All at a cost 100X lower than today’s top-of-the-line sensors.

The Need for AI-Enabled HD Thermal Imaging

Integration into a vehicle’s perception framework is also critical.  LWIR thermal images are inherently different from RGB and require CNN training for classification accuracy. Significantly, when the AI software is properly designed, it can provide range information from a single LWIR thermal camera. Then, two LWIR cameras aren’t needed to see distance.

Owl AI believes that to solve this challenge, we need a new class of thermal-sensing and machine-learning tools tuned specifically to address next-generation requirements for use in automotive nighttime and degraded visual environments. We refer to this new architecture as AI-enabled HD thermal imaging (Fig. 5).

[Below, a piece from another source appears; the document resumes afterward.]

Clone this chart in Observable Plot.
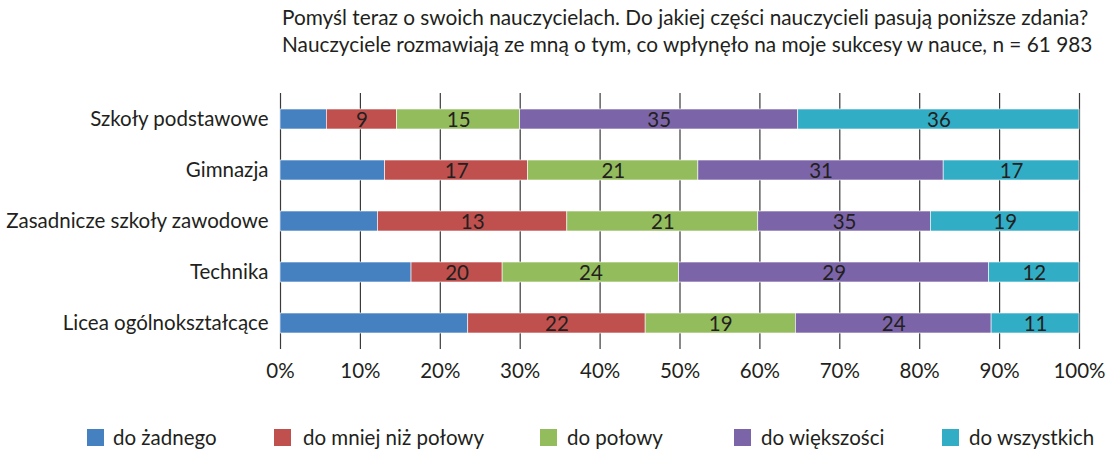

Within five years, all new cars—not just autonomous vehicles—must be able to see at night to fully protect pedestrians. The new technologies enabling these automotive safety systems will be an essential component of next-gen ADAS solutions.

It’s fortunate that just as the public and regulatory agencies are beginning to emphasize the need to solve the pedestrian fatality problem, a technology has been demonstrated that promises a comprehensive solution. AI-enabled HD thermal imaging applied day or night, in all weather and in chaotic situations, can separate pedestrians from the clutter. Owl has begun to offer this unique capability to automakers as the company prepares to improve pedestrian safety.